(Task instructions)
Write the data out again, character for character, with no images.

(Raw data)
=-=-=-=-=
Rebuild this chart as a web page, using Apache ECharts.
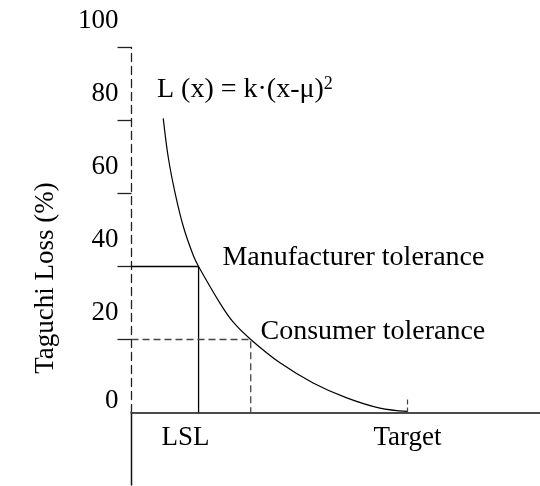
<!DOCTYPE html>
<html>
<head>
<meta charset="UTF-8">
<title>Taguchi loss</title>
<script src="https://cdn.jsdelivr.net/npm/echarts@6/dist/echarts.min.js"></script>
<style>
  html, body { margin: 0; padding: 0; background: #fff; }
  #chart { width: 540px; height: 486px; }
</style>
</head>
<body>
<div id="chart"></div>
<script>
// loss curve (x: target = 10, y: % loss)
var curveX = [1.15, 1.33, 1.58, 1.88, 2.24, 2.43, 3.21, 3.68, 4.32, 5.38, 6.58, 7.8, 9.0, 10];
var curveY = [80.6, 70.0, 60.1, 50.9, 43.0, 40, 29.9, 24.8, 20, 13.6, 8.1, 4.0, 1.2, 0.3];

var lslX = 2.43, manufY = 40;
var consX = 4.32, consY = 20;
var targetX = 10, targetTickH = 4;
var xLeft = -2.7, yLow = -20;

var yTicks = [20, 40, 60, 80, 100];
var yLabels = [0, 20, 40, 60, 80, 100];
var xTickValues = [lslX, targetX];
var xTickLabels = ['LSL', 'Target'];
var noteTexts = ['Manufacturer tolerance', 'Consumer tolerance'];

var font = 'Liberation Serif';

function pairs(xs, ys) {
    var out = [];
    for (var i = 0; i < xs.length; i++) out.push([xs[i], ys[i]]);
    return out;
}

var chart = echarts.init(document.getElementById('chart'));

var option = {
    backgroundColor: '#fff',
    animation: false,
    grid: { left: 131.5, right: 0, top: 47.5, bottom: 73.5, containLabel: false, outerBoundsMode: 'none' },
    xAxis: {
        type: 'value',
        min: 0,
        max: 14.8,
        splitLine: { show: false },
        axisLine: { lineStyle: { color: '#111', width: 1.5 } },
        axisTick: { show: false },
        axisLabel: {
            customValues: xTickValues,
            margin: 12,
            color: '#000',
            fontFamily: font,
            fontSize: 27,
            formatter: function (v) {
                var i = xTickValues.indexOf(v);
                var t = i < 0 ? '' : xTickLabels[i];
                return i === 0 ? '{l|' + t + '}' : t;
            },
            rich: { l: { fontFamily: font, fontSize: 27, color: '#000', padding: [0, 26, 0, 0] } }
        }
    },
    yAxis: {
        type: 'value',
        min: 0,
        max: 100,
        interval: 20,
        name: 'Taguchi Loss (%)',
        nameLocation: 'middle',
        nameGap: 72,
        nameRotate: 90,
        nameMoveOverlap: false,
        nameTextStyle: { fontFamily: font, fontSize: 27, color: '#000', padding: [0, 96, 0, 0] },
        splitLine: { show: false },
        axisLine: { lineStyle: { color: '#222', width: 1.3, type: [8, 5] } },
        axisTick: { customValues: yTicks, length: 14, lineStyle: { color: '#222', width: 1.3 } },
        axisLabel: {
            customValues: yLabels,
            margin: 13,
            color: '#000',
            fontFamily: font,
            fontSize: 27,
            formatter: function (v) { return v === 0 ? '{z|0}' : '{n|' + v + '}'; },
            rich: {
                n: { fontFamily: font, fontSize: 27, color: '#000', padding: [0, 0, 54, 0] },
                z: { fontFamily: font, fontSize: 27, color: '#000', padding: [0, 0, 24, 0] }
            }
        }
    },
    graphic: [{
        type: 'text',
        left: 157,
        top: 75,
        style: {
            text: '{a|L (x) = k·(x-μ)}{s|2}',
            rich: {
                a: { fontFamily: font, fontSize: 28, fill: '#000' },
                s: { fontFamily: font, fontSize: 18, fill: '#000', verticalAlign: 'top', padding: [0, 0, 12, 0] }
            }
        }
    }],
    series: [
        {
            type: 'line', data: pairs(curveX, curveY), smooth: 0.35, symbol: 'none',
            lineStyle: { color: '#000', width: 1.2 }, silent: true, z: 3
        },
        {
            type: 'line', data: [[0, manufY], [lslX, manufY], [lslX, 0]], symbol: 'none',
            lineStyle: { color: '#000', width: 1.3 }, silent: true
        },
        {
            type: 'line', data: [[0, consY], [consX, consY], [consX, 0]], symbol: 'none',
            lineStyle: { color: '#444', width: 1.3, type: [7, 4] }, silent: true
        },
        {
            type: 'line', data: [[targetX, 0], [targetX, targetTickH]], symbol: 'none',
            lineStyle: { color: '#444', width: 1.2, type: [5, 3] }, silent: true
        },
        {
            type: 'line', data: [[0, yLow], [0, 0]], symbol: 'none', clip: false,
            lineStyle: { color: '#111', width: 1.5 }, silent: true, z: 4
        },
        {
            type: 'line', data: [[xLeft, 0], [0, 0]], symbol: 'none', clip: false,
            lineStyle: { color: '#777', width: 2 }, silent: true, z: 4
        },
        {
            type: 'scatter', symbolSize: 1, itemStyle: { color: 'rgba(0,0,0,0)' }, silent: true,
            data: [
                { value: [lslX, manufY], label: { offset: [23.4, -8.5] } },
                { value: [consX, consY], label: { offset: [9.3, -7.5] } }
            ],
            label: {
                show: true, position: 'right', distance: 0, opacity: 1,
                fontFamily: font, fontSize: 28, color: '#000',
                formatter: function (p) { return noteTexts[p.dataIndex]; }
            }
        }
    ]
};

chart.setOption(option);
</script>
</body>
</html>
=-=-=-=-=
(Final result)
Rebuild this chart as a web page, using Apache ECharts.
<!DOCTYPE html>
<html>
<head>
<meta charset="UTF-8">
<title>Taguchi loss</title>
<script src="https://cdn.jsdelivr.net/npm/echarts@6/dist/echarts.min.js"></script>
<style>
  html, body { margin: 0; padding: 0; background: #fff; }
  #chart { width: 540px; height: 486px; }
</style>
</head>
<body>
<div id="chart"></div>
<script>
// loss curve (x: target = 10, y: % loss)
var curveX = [1.15, 1.33, 1.58, 1.88, 2.24, 2.43, 3.21, 3.68, 4.32, 5.38, 6.58, 7.8, 9.0, 10];
var curveY = [80.6, 70.0, 60.1, 50.9, 43.0, 40, 29.9, 24.8, 20, 13.6, 8.1, 4.0, 1.2, 0.3];

var lslX = 2.43, manufY = 40;
var consX = 4.32, consY = 20;
var targetX = 10, targetTickH = 4;
var xLeft = -2.7, yLow = -20;

var yTicks = [20, 40, 60, 80, 100];
var yLabels = [0, 20, 40, 60, 80, 100];
var xTickValues = [lslX, targetX];
var xTickLabels = ['LSL', 'Target'];
var noteTexts = ['Manufacturer tolerance', 'Consumer tolerance'];

var font = 'Liberation Serif';

function pairs(xs, ys) {
    var out = [];
    for (var i = 0; i < xs.length; i++) out.push([xs[i], ys[i]]);
    return out;
}

var chart = echarts.init(document.getElementById('chart'));

var option = {
    backgroundColor: '#fff',
    animation: false,
    grid: { left: 131.5, right: 0, top: 47.5, bottom: 73.5, containLabel: false, outerBoundsMode: 'none' },
    xAxis: {
        type: 'value',
        min: 0,
        max: 14.8,
        splitLine: { show: false },
        axisLine: { lineStyle: { color: '#111', width: 1.5 } },
        axisTick: { show: false },
        axisLabel: {
            customValues: xTickValues,
            margin: 12,
            color: '#000',
            fontFamily: font,
            fontSize: 27,
            formatter: function (v) {
                var i = xTickValues.indexOf(v);
                var t = i < 0 ? '' : xTickLabels[i];
                return i === 0 ? '{l|' + t + '}' : t;
            },
            rich: { l: { fontFamily: font, fontSize: 27, color: '#000', padding: [0, 26, 0, 0] } }
        }
    },
    yAxis: {
        type: 'value',
        min: 0,
        max: 100,
        interval: 20,
        name: 'Taguchi Loss (%)',
        nameLocation: 'middle',
        nameGap: 72,
        nameRotate: 90,
        nameMoveOverlap: false,
        nameTextStyle: { fontFamily: font, fontSize: 27, color: '#000', padding: [0, 96, 0, 0] },
        splitLine: { show: false },
        axisLine: { lineStyle: { color: '#222', width: 1.3, type: [8, 5] } },
        axisTick: { customValues: yTicks, length: 14, lineStyle: { color: '#222', width: 1.3 } },
        axisLabel: {
            customValues: yLabels,
            margin: 13,
            color: '#000',
            fontFamily: font,
            fontSize: 27,
            formatter: function (v) { return v === 0 ? '{z|0}' : '{n|' + v + '}'; },
            rich: {
                n: { fontFamily: font, fontSize: 27, color: '#000', padding: [0, 0, 54, 0] },
                z: { fontFamily: font, fontSize: 27, color: '#000', padding: [0, 0, 24, 0] }
            }
        }
    },
    graphic: [{
        type: 'text',
        left: 157,
        top: 75,
        style: {
            text: '{a|L (x) = k·(x-μ)}{s|2}',
            rich: {
                a: { fontFamily: font, fontSize: 28, fill: '#000' },
                s: { fontFamily: font, fontSize: 18, fill: '#000', verticalAlign: 'top', padding: [0, 0, 12, 0] }
            }
        }
    }],
    series: [
        {
            type: 'line', data: pairs(curveX, curveY), smooth: 0.35, symbol: 'none',
            lineStyle: { color: '#000', width: 1.2 }, silent: true, z: 3
        },
        {
            type: 'line', data: [[0, manufY], [lslX, manufY], [lslX, 0]], symbol: 'none',
            lineStyle: { color: '#000', width: 1.3 }, silent: true
        },
        {
            type: 'line', data: [[0, consY], [consX, consY], [consX, 0]], symbol: 'none',
            lineStyle: { color: '#444', width: 1.3, type: [7, 4] }, silent: true
        },
        {
            type: 'line', data: [[targetX, 0], [targetX, targetTickH]], symbol: 'none',
            lineStyle: { color: '#444', width: 1.2, type: [5, 3] }, silent: true
        },
        {
            type: 'line', data: [[0, yLow], [0, 0]], symbol: 'none', clip: false,
            lineStyle: { color: '#111', width: 1.5 }, silent: true, z: 4
        },
        {
            type: 'line', data: [[xLeft, 0], [0, 0]], symbol: 'none', clip: false,
            lineStyle: { color: '#777', width: 2 }, silent: true, z: 4
        },
        {
            type: 'scatter', symbolSize: 1, itemStyle: { color: 'rgba(0,0,0,0)' }, silent: true,
            data: [
                { value: [lslX, manufY], label: { offset: [23.4, -8.5] } },
                { value: [consX, consY], label: { offset: [9.3, -7.5] } }
            ],
            label: {
                show: true, position: 'right', distance: 0, opacity: 1,
                fontFamily: font, fontSize: 28, color: '#000',
                formatter: function (p) { return noteTexts[p.dataIndex]; }
            }
        }
    ]
};

chart.setOption(option);
</script>
</body>
</html>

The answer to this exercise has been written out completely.